Facilitator: Fábio Alexandre Silva Bezerra (UFPB)
Fábio has a doctorate in English Language and Applied Linguistics from the Federal University of Santa Catarina (UFSC) and a PhD in Linguistics from the University of Sydney (USYD). He completed his postdoctoral studies in Sociology at the Federal University of Paraíba (UFPB), where he is an Associate Professor in the Department of Modern Foreign Languages (DLEM) and a Permanent Professor in the Graduate Program in Linguistics (PROLING). Additionally, he leads GEPLAM – Research and Study Group in Systemic-Functional Linguistics, Critical Discourse Analysis, and Multimodality/Multiliteracies (UFPB/CNPq). His main research emphasizes socio-identity differences in transdisciplinary, intersectional, and decolonial perspectives, critical multimodal discourse studies and multiliteracies.
This room is a place for sharing information and experiences about the PDPI, a collaborative program between CAPES and Fulbright aimed at the professional development of public school teachers. The PDPI program offers scholarships for a six-week intensive course at universities in the USA. We intend to discuss the impacts of cultural immersion and this teaching training course on teachers' practice.

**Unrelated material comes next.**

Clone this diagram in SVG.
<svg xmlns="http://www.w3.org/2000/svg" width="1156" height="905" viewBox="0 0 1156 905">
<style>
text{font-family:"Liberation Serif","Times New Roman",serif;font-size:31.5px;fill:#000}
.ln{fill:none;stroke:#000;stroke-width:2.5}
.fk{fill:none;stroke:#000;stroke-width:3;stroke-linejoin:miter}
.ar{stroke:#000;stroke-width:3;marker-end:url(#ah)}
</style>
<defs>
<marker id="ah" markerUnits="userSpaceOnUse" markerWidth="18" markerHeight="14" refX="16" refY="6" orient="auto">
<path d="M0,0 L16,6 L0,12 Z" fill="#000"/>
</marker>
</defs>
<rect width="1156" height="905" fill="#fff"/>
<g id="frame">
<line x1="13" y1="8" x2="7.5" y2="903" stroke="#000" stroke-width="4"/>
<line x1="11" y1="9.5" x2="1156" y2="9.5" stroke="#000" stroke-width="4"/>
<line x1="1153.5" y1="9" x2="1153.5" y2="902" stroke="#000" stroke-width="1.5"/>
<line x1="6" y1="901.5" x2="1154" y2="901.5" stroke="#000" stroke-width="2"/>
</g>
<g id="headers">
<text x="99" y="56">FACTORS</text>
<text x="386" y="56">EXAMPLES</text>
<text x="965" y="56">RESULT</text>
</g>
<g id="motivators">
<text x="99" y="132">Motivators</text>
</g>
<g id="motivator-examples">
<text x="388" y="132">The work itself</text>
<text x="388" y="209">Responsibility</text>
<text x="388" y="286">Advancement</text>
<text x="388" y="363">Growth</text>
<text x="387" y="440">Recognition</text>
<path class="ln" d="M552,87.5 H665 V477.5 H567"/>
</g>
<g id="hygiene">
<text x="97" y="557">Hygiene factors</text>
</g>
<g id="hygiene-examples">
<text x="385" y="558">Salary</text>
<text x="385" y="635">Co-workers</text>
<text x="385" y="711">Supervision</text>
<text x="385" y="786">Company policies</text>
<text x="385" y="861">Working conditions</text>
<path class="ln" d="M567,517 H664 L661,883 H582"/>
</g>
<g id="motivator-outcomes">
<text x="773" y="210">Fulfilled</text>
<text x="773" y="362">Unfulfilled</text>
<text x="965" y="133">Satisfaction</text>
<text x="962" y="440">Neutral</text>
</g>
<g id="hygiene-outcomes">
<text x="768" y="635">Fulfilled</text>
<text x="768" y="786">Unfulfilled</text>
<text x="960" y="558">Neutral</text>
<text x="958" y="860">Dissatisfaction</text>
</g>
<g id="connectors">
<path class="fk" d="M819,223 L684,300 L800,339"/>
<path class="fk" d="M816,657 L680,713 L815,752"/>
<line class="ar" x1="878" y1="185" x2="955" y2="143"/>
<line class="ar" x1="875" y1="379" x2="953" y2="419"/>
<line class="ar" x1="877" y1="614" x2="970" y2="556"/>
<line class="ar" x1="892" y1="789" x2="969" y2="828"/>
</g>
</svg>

(PDPI - Programa de Desenvolvimento Profissional de Professores de Língua Inglesa)
Facilitators: Adalberto Modeira de Medeiros Junior (6ªGRE/SEE/PB), Ana Tália Ramos (PMJP), and Eveline Alvarez dos Santos (SEE/CELIN)

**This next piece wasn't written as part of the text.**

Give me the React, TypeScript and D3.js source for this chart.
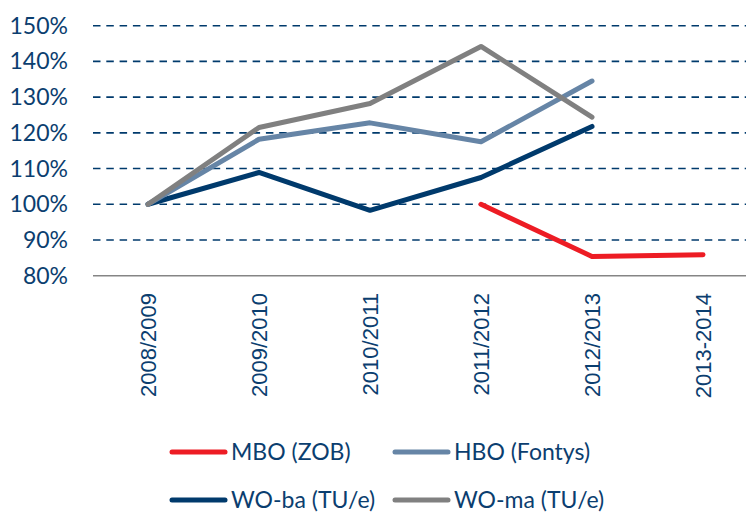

Adalberto recently attended the PDPI program as a CAPES/FULBRIGHT scholarship recipient in Austin, Texas, USA (2024). He undertook a one-year exchange program in Dublin, Ireland, where he studied at the Dublin International Foundation College (DIFC) (2014). He has extensive experience with the communicative approach in various English language institutes as an English teacher and has also taught English for Specific Purposes (ESP) at IFPB/Princesa Isabel (2009-2011) and IFPB/Esperança (2017-2019). Currently, he is a permanent English teacher in Paraíba/6ª GRE/Patos. He holds a Lato Sensu qualification in English Language Teaching from Universidade Regional do Cariri - URCA (2011) and a Bachelor's degree in Languages and Literature from Faculdades Integradas de Patos (FIP) (2007).
Ana Tália is currently the bilingual coordinator and an English teacher at the bilingual school Dom José Maria Pires (PMJP). She holds a Master's degree in Linguistics from the Graduate Program in Linguistics (PROLING) at the Federal University of Paraíba.She is also a specialist in Language and Teaching of Languages and Literature. Ana completed her Bachelor's degree in English Language at the Federal University of Paraíba, including an academic exchange program at the State University of New York at Oswego. In 2024 she attended a teaching training program at the University of Texas in Austin supported by a Capes/Fulbright scholarship.
Eveline has a degree in Modern Languages - English from UFPB, a specialization in English Language Teaching from UECE, and a Master's degree in Literature and Interculturality from PPGLI - UEPB. She has been an English teacher since 1999. In 2006, she studied for one year at Vrije Universiteit Amsterdam in the Netherlands as part of the PIANI Project (UFPB). She participated in the Gira Mundo Finlândia program, 21st Century Entrepreneurship in Education, at Tampere University of Applied Sciences (September-October 2018), and the EFOPLI program in 2018/2019. She recently participated in the PDPI program at the University of Texas in Austin during July and August of this year. She was a Temporary Professor at the State University of Paraíba (Campuses III and V), and at Universidade Federal da Paraíba (Campus I - DMI). She is currently an English teacher in Paraíba State (Centro Estadual de Línguas do Estado - CELIN).